Deste modo, deixamos orientar nossos valores pela moral normativa, e passamos a dar vazão para nosso corpo e nossas próprias experiências. Vamos percebendo o que nos faz bem e o que não nos faz bem, o que nos expande e o que nos contrai, o que nos alegra e o que nos entristece. Com isso, podemos traçar novos caminhos para a vida, que não estejam determinados por uma moral, mas que se relacionam com nossas próprias experiências.
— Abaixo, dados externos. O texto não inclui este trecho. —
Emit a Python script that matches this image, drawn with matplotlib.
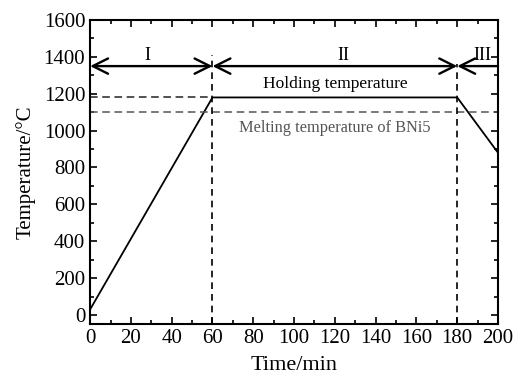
import matplotlib
matplotlib.use("Agg")
import matplotlib.pyplot as plt
from matplotlib.ticker import MultipleLocator

plt.rcParams['font.family'] = ['Liberation Serif', 'DejaVu Serif']

time = [0, 60, 180, 200]
temp = [30, 1180, 1180, 880]
holding_temp = 1180
melting_temp = 1100
stage_bounds = [0, 60, 180, 200]
stage_labels = ['I', 'II', 'III']
stage_label_x = [28, 124, 192.5]
arrow_y = 1350

fig = plt.figure(figsize=(5.27, 3.85), dpi=100)
ax = fig.add_axes([0.171, 0.158, 0.774, 0.79])

ax.plot(time, temp, color='black', lw=1.3)
ax.plot([0, 60], [holding_temp, holding_temp], color='#222222', lw=1.1, ls=(0, (5, 3)))
ax.axhline(melting_temp, color='#555555', lw=1.1, ls=(0, (5, 3)))
ax.plot([60, 60], [-50, 1410], color='black', lw=1.2, ls=(0, (4, 3)))
ax.plot([180, 180], [-50, 1360], color='black', lw=1.2, ls=(0, (4, 3)))

head = ',head_length=1.1,head_width=0.55'
kw = dict(color='black', lw=1.7, shrinkA=0, shrinkB=0)
ax.annotate('', xy=(stage_bounds[0], arrow_y), xytext=(stage_bounds[1], arrow_y),
            arrowprops=dict(arrowstyle='<->' + head, **kw))
ax.annotate('', xy=(stage_bounds[1], arrow_y), xytext=(stage_bounds[2], arrow_y),
            arrowprops=dict(arrowstyle='<->' + head, **kw))
ax.annotate('', xy=(stage_bounds[2], arrow_y), xytext=(stage_bounds[3], arrow_y),
            arrowprops=dict(arrowstyle='->' + head, **kw))

for c, lab in zip(stage_label_x, stage_labels):
    ax.text(c, 1405, lab, ha='center', va='center', fontsize=13)

ax.text(120, holding_temp + 30, 'Holding temperature', ha='center', va='bottom', fontsize=12.5)
ax.text(120, melting_temp - 45, 'Melting temperature of BNi5', ha='center', va='top', fontsize=11.8,
        color='#555555')

ax.set_xlim(0, 200)
ax.set_ylim(-50, 1600)
ax.xaxis.set_major_locator(MultipleLocator(20))
ax.xaxis.set_minor_locator(MultipleLocator(10))
ax.yaxis.set_major_locator(MultipleLocator(200))
ax.yaxis.set_minor_locator(MultipleLocator(100))
ax.tick_params(which='both', direction='in', top=True, right=True, labelsize=15, width=1.2)
ax.tick_params(which='major', length=5)
ax.tick_params(which='minor', length=3)
for s in ax.spines.values():
    s.set_linewidth(1.5)

ax.set_xlabel('Time/min', fontsize=16, labelpad=6)
ax.set_ylabel('Temperature/\u00b0C', fontsize=15, labelpad=6)

fig.savefig('out.png', dpi=100)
"Por trás dos teus pensamentos e sentimentos, irmão, há um poderoso soberano, um sábio desconhecido - ele se chama Si-mesmo. Em teu corpo habita ele, teu corpo é ele. Há mais razão em teu corpo do que em tua melhor sabedoria."
(Nietzsche, em 'Assim falou Zaratustra')

O corpo, segundo Nietzsche, não é apenas um instrumento passivo, mas uma instância ativa de avaliação da própria existência. Conforme a filosofia dionisíaca e criadora, em vez de se orientar por normas externas impostas pela moral tradicional, o indivíduo deve se guiar por suas experiências corporais, que vão lhe indicar o que é bom ou ruim para si. Assim concebe-se a vida não como algo pronto e determinado, mas como obra de arte que se faz e refaz a cada momento.

"A ética nietzschiana é uma ética da experimentação, uma ética da vida como obra de arte."
(Deleuze, em 'Nietzsche e a Filosofia')

Nietzsche nos convida a uma postura ativa diante da existência, rejeitando os valores morais que nos limitam para afirmar aquilo que nos fortalece. A superação da moral não é um simples abandono das normas, mas uma transvaloração que coloca o corpo e suas potências no papel de criar de novos valores e experimentar novos modos de vida, mais salutares, potentes e criativos.


Referências:
DELEUZE, Gilles. Nietzsche e a Filosofia. Rio de Janeiro: Ed. UFRJ, 2006.
NIETZSCHE, Friedrich. Além do Bem e do Mal. São Paulo: Companhia das Letras, 2011.
NIETZSCHE, Friedrich. Assim falou Zaratustra. São Paulo: Companhia das Letras, 2011.
NIETZSCHE, Friedrich. Aurora: reflexões sobre os preconceitos morais. São Paulo: Companhia de Bolso, 2016.
NIETZSCHE, Friedrich. Genealogia da Moral: um escrito polêmico. São Paulo: Companhia das Letras, 2018.